Meski begitu, ahli demografi Yi Fuxian tetap skeptis jika tindakan tersebut akan memberikan dampak yang signifikan. Menurutnya, China membutuhkan revolusi paradigma dalam bidang ekonomi, masyarakat, politik, dan diplomasi untuk mendorong angka kelahiran.
3. Banyaknya beban hingga diskriminasi
Di China, tidak sedikit perempuan yang enggan untuk berkeluarga dan memiliki anak.
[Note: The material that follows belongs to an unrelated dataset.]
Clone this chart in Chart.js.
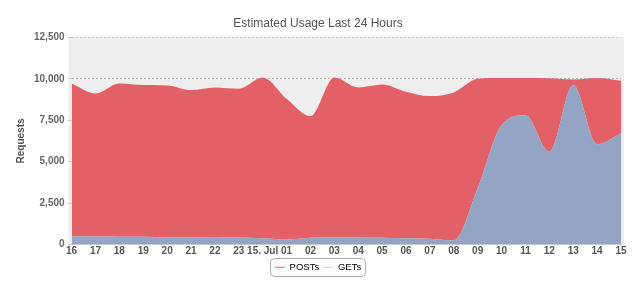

Pasalnya, mereka khawatir dengan beban atau kerugian hasil dari pernikahan dan menjadi seorang ibu.
“Saya tidak ingin hidup saya hanya tentang mengurus anak-anak, melakukan pekerjaan rumah dan mengurus orang tua suami ketika mereka sudah tua, tapi saya merasa banyak keluarga mengharapkan hal itu dari seorang wanita yang sudah menikah di China,” kata Wenyi Hai.
Ia menambahkan bahwa mengandalkan gaji suami saja biasanya tidak cukup untuk memenuhi kebutuhan rumah tangga. Akibatnya, perempuan terpaksa ikut bekerja sambil mengurus tugas di rumah.
Selain itu, perempuan di China juga akan kesulitan untuk mempertahankan karier mereka apabila mempunyai anak.
Meski ilegal, beberapa perusahaan di negara tersebut kerap membuat karyawan wanita menandatangani kontrak yang memberikan perusahaan hak untuk memberhentikan mereka apabila hamil.
Pada 2019, Fan Huiling dari Provinsi Guangdong dipecat dari pekerjaannya ketika dia memberi tahu majikannya bahwa dia hamil. Hal yang sama juga terjadi pada seorang wanita di Provinsi Jilin tahun sebelumnya.